1. The economies of China and India in particular and the economies of far eastern countries are demanding more energy in the form of oil. China's President, Hu Jintao, went to the following oil producing countries after his recent visit with President Bush; Saudi Arabia, Kenya (where he signed an agreement to develop Africa's oil wealth), Morocco, and Nigeria. These are countries that possess potential oil resources.
2. Recently Hugo Chavez President of Venezula, shut down oil fields operated by foreign interests. He wants to make the fields a part of the Venezuelan government run oil industry. He doesn't like us. Hummm!

3. At present Iraq is producing only 900,000 bbl/day of crude. Far below pre- war levels.

4. The threat of Iran using oil as a bargaining chip in her desire to become a nuclear weapons power portends a reduction in supply.

5. Katrina Hurricane. Existing crude oil refineries are in the process of being repaired but are running only about 85 to 90 percent of capacity. When they are repaired they will not be able to process all the crude necessary to meet the growing U.S. demand. There hasn't been a new refinery built in this country in over 30 years. Why? Well that is another story.

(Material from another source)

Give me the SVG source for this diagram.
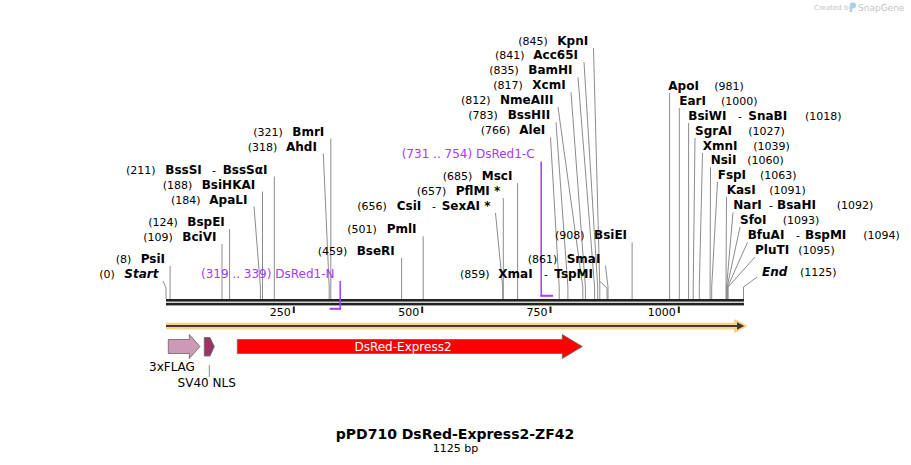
<svg xmlns="http://www.w3.org/2000/svg" width="911" height="465" viewBox="0 0 911 465">
<style>
text{font-family:"DejaVu Sans","Verdana",sans-serif;fill:#000}
.n{font-size:11px}
.b{font-size:12px;font-weight:bold}
.bi{font-size:12px;font-weight:bold;font-style:italic}
.p{font-size:12px;fill:#a03cff}
.ln{stroke:#8c8c8c;stroke-width:1;fill:none}
.pl{stroke:#a03cff;fill:none}
.tk{font-size:11px;text-anchor:end}
.ft{stroke:#666;stroke-width:0.8}
</style>
<rect width="911" height="465" fill="#fff"/>
<g id="watermark">
<text x="814" y="10" style="font-size:7px;fill:#c4c4c4">Created by</text>
<path d="M850,12 V4.5 Q850,2.5 852,2.5 H853 Q856,2.5 856,5.5 Q856,8.5 853,8.5 H852.2 V12 Z" fill="#a9d0ec"/>
<text x="858" y="11" style="font-size:9px;fill:#c4c4c4">SnapGene</text>
</g>
<g id="connectors">
<polyline class="ln" points="163,281 166,288 166,299"/>
<polyline class="ln" points="170.1,266 170.1,299"/>
<polyline class="ln" points="222,244 222,299"/>
<polyline class="ln" points="229.6,229 229.6,299"/>
<polyline class="ln" points="254,206.5 260.4,287 260.4,299"/>
<polyline class="ln" points="262.5,191.5 262.5,299"/>
<polyline class="ln" points="274.3,176.5 274.3,299"/>
<polyline class="ln" points="323.3,153.5 329.2,287 329.2,299"/>
<polyline class="ln" points="330.8,138.5 330.8,299"/>
<polyline class="ln" points="401.6,258 401.6,299"/>
<polyline class="ln" points="423.2,236.3 423.2,299"/>
<polyline class="ln" points="495.5,213 502.7,287 502.7,299"/>
<polyline class="ln" points="503.3,198 503.3,299"/>
<polyline class="ln" points="517.6,183 517.6,299"/>
<polyline class="ln" points="599.5,281 607,288 607,299"/>
<polyline class="ln" points="605.5,265.7 608,287 608,299"/>
<polyline class="ln" points="632.1,242.3 632.1,299"/>
<polyline class="ln" points="593.5,48 599.8,287 599.8,299"/>
<polyline class="ln" points="584,62.3 597.7,287 597.7,299"/>
<polyline class="ln" points="578,77.3 594.6,287 594.6,299"/>
<polyline class="ln" points="571,92.3 585.4,287 585.4,299"/>
<polyline class="ln" points="558,107 582.8,287 582.8,299"/>
<polyline class="ln" points="556,122.3 567.9,287 567.9,299"/>
<polyline class="ln" points="550.5,137.3 559.2,287 559.2,299"/>
<polyline class="ln" points="669.6,93 669.6,299"/>
<polyline class="ln" points="679.3,108 679.3,299"/>
<polyline class="ln" points="688.6,123 688.6,299"/>
<polyline class="ln" points="695,138 693.2,287 693.2,299"/>
<polyline class="ln" points="702.5,153 699.3,287 699.3,299"/>
<polyline class="ln" points="710.5,167.3 710.1,287 710.1,299"/>
<polyline class="ln" points="717.5,182 711.7,287 711.7,299"/>
<polyline class="ln" points="726.5,197 726,287 726,299"/>
<polyline class="ln" points="733,212.3 726.6,287 726.6,299"/>
<polyline class="ln" points="740,227 727.1,287 727.1,299"/>
<polyline class="ln" points="747.5,242.3 727.6,287 727.6,299"/>
<polyline class="ln" points="755,257 728.1,287 728.1,299"/>
<polyline class="ln" points="757,277 743.5,287 743.5,299"/>
<line class="ln" x1="209.3" y1="365" x2="209.3" y2="377"/>
</g>
<g id="backbone">
<rect x="166" y="299" width="578" height="2.6" fill="#222"/>
<rect x="166" y="302.8" width="578" height="2.6" fill="#222"/>
</g>
<g id="primer-DsRed1-N">
<path class="pl" stroke-width="1.5" d="M340.2,281 V309.5"/>
<path class="pl" stroke-width="2" d="M329.7,308.8 H341"/>
<text class="p" x="201" y="278">(319 .. 339)  DsRed1-N</text>
</g>
<g id="primer-DsRed1-C">
<path class="pl" stroke-width="1.5" d="M541.2,161.5 V296.5"/>
<path class="pl" stroke-width="2" d="M540.5,295.8 H553"/>
<text class="p" x="401.7" y="158.3">(731 .. 754)  DsRed1-C</text>
</g>
<g id="ruler">
<rect x="292.8" y="306.5" width="2" height="6.5" fill="#222"/>
<rect x="421.2" y="306.5" width="2" height="6.5" fill="#222"/>
<rect x="549.5" y="306.5" width="2" height="6.5" fill="#222"/>
<rect x="677.8" y="306.5" width="2" height="6.5" fill="#222"/>
<text class="tk" x="290.8" y="316">250</text>
<text class="tk" x="419.2" y="316">500</text>
<text class="tk" x="547.5" y="316">750</text>
<text class="tk" x="675.8" y="316">1000</text>
</g>
<g id="orf-arrow">
<path d="M166,326 H738" stroke="#fcd083" stroke-width="6.5" fill="none"/>
<path d="M735,320.5 L746,326 L735,331.5 Z" fill="#fcd083" stroke="#fcd083" stroke-width="2" stroke-linejoin="round"/>
<path d="M166,326 H738" stroke="#3f3a33" stroke-width="2" fill="none"/>
<path d="M737,322.3 L744.3,326 L737,329.7 Z" fill="#3f3a33"/>
</g>
<g id="feature-3xFLAG">
<polygon class="ft" points="168.3,339.5 189.3,339.5 189.3,334.5 200,346.5 189.3,358.5 189.3,353.5 168.3,353.5" fill="#cc9ab6"/>
<text x="149" y="371" style="font-size:12px">3xFLAG</text>
</g>
<g id="feature-SV40-NLS">
<polygon class="ft" points="204.3,337.5 210,337.5 214.3,346.5 210,356 204.3,356" fill="#9b3462"/>
<text x="206.7" y="387.3" style="font-size:12px;text-anchor:middle">SV40 NLS</text>
</g>
<g id="feature-DsRed-Express2">
<polygon class="ft" points="237.3,339.5 562.3,339.5 562.3,334.5 582.3,346.5 562.3,358.5 562.3,353.5 237.3,353.5" fill="#ff0000"/>
<text x="403" y="350.5" style="font-size:12px;fill:#fff;text-anchor:middle">DsRed-Express2</text>
</g>
<g id="site-Start"><text class="n" x="99.3" y="278">(0)</text><text class="bi" x="124.3" y="278">Start</text></g>
<g id="site-PsiI"><text class="n" x="115.7" y="263">(8)</text><text class="b" x="140.7" y="263">PsiI</text></g>
<g id="site-BciVI"><text class="n" x="143.3" y="241">(109)</text><text class="b" x="182.3" y="241">BciVI</text></g>
<g id="site-BspEI"><text class="n" x="148.3" y="226">(124)</text><text class="b" x="187.3" y="226">BspEI</text></g>
<g id="site-ApaLI"><text class="n" x="171" y="203.5">(184)</text><text class="b" x="209.3" y="203.5">ApaLI</text></g>
<g id="site-BsiHKAI"><text class="n" x="162.7" y="188.5">(188)</text><text class="b" x="201.7" y="188.5">BsiHKAI</text></g>
<g id="site-BssSI"><text class="n" x="126" y="173.5">(211)</text><text class="b" x="165.3" y="173.5">BssSI</text><text class="n" x="212" y="173.5">-</text><text class="b" x="222.7" y="173.5">BssSαI</text></g>
<g id="site-AhdI"><text class="n" x="247.7" y="150.5">(318)</text><text class="b" x="286" y="150.5">AhdI</text></g>
<g id="site-BmrI"><text class="n" x="253.3" y="135.5">(321)</text><text class="b" x="292.3" y="135.5">BmrI</text></g>
<g id="site-BseRI"><text class="n" x="317.7" y="255">(459)</text><text class="b" x="356.7" y="255">BseRI</text></g>
<g id="site-PmlI"><text class="n" x="347.3" y="233.3">(501)</text><text class="b" x="386.7" y="233.3">PmlI</text></g>
<g id="site-CsiI"><text class="n" x="357.3" y="210">(656)</text><text class="b" x="396.7" y="210">CsiI</text><text class="n" x="432" y="210">-</text><text class="b" x="441.7" y="210">SexAI *</text></g>
<g id="site-PflMI"><text class="n" x="416.7" y="195">(657)</text><text class="b" x="455.7" y="195">PflMI *</text></g>
<g id="site-MscI"><text class="n" x="442.7" y="180">(685)</text><text class="b" x="481.7" y="180">MscI</text></g>
<g id="site-XmaI"><text class="n" x="460" y="278.3">(859)</text><text class="b" x="498.3" y="278.3">XmaI</text><text class="n" x="544" y="278.3">-</text><text class="b" x="554.3" y="278.3">TspMI</text></g>
<g id="site-SmaI"><text class="n" x="527.7" y="262.7">(861)</text><text class="b" x="566.7" y="262.7">SmaI</text></g>
<g id="site-BsiEI"><text class="n" x="555" y="239.3">(908)</text><text class="b" x="594" y="239.3">BsiEI</text></g>
<g id="site-KpnI"><text class="n" x="518.3" y="45">(845)</text><text class="b" x="557.3" y="45">KpnI</text></g>
<g id="site-Acc65I"><text class="n" x="495" y="59.3">(841)</text><text class="b" x="533.3" y="59.3">Acc65I</text></g>
<g id="site-BamHI"><text class="n" x="489.3" y="74.3">(835)</text><text class="b" x="528.3" y="74.3">BamHI</text></g>
<g id="site-XcmI"><text class="n" x="493.3" y="89.3">(817)</text><text class="b" x="532.3" y="89.3">XcmI</text></g>
<g id="site-NmeAIII"><text class="n" x="461" y="104">(812)</text><text class="b" x="500" y="104">NmeAIII</text></g>
<g id="site-BssHII"><text class="n" x="468.3" y="119.3">(783)</text><text class="b" x="507.7" y="119.3">BssHII</text></g>
<g id="site-AleI"><text class="n" x="480.7" y="134.3">(766)</text><text class="b" x="519.3" y="134.3">AleI</text></g>
<g id="site-ApoI"><text class="b" x="668.3" y="90">ApoI</text><text class="n" x="714.3" y="90">(981)</text></g>
<g id="site-EarI"><text class="b" x="679.3" y="105">EarI</text><text class="n" x="721" y="105">(1000)</text></g>
<g id="site-BsiWI"><text class="b" x="688.3" y="120">BsiWI</text><text class="n" x="738" y="120">-</text><text class="b" x="748.3" y="120">SnaBI</text><text class="n" x="805" y="120">(1018)</text></g>
<g id="site-SgrAI"><text class="b" x="695" y="135">SgrAI</text><text class="n" x="748.3" y="135">(1027)</text></g>
<g id="site-XmnI"><text class="b" x="702.7" y="150">XmnI</text><text class="n" x="753.3" y="150">(1039)</text></g>
<g id="site-NsiI"><text class="b" x="710.7" y="164.3">NsiI</text><text class="n" x="747.3" y="164.3">(1060)</text></g>
<g id="site-FspI"><text class="b" x="717.7" y="179">FspI</text><text class="n" x="760" y="179">(1063)</text></g>
<g id="site-KasI"><text class="b" x="726.7" y="194">KasI</text><text class="n" x="769.3" y="194">(1091)</text></g>
<g id="site-NarI"><text class="b" x="733.3" y="209.3">NarI</text><text class="n" x="769" y="209.3">-</text><text class="b" x="777" y="209.3">BsaHI</text><text class="n" x="836.7" y="209.3">(1092)</text></g>
<g id="site-SfoI"><text class="b" x="740" y="224">SfoI</text><text class="n" x="782.7" y="224">(1093)</text></g>
<g id="site-BfuAI"><text class="b" x="747.7" y="239.3">BfuAI</text><text class="n" x="796" y="239.3">-</text><text class="b" x="805" y="239.3">BspMI</text><text class="n" x="863.3" y="239.3">(1094)</text></g>
<g id="site-PluTI"><text class="b" x="755" y="254">PluTI</text><text class="n" x="798.3" y="254">(1095)</text></g>
<g id="site-End"><text class="bi" x="762" y="276">End</text><text class="n" x="800" y="276">(1125)</text></g>
<g id="title">
<text x="455" y="438.5" style="font-size:14px;font-weight:bold;text-anchor:middle">pPD710 DsRed-Express2-ZF42</text>
<text x="455.5" y="451.5" style="font-size:11px;text-anchor:middle">1125 bp</text>
</g>
</svg>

6. According to the Energy Information Administration of the U.S. Government, 9,105,000 barrels per day (382.4 million gallons/day) is consumption for U.S. transportation needs. Total U.S. petroleum consumption is 20,731,000 barrels/day. That is 20.7 million barrels! In one day! Yet U.S. Government regulations under the Corporation Average Fuel Economy act (CAFÉ) mandating miles/gallon of U.S. automobile manufactures has remained unchanged for the last 20 years.

The President and Congress, with an eye to the November elections, would like to achieve some near term relief. A $100.00 rebate to motorists was suggested. This is a ridiculous idea that would cost millions of dollars just to administrate and in the long run would not solve the problem. A gasoline tax holiday for a few months was suggested. Sure, until after the elections then back it goes. The President proposed to stop buying crude oil for the National Oil Reserve which is to be used only for emergencies. This would amount to about 150,000 bbls/day. Compared to the 2.7million bbl/day we use it's an empty gesture.

How can we solve this short term problem? We can't do much in the short term but hunker down, however the problem can be solved in the long term. Alternative energy sources are available. They need to be researched, tested, and implemented. This is not easy and is going to take a while. Perhaps a generation (20 years) is a very optimistic guess.

As democrats and Americans we need to lay it out before the voting public. We need to get behind a project like the Manhattan Project of WWll that developed the nuclear bomb. By utilizing alternate energy sources we can make America self sufficient for energy, clean up pollution, stop global warming, and provide jobs.

The Administration's solution, on the other hand, is to drill more holes in the ground, destroy the fragile Alaskan tundra, make "Big Oil' more profits, increase pollution and global warming, and drive small businesses into bankruptcy because of high gasoline prices.

If you have read this far I congratulate you. This energy thing is so important and complicated it can't be dealt with in a few short paragraphs. In the near future I intend to research the various alternative sources of energy and report the pros and cons of many of them.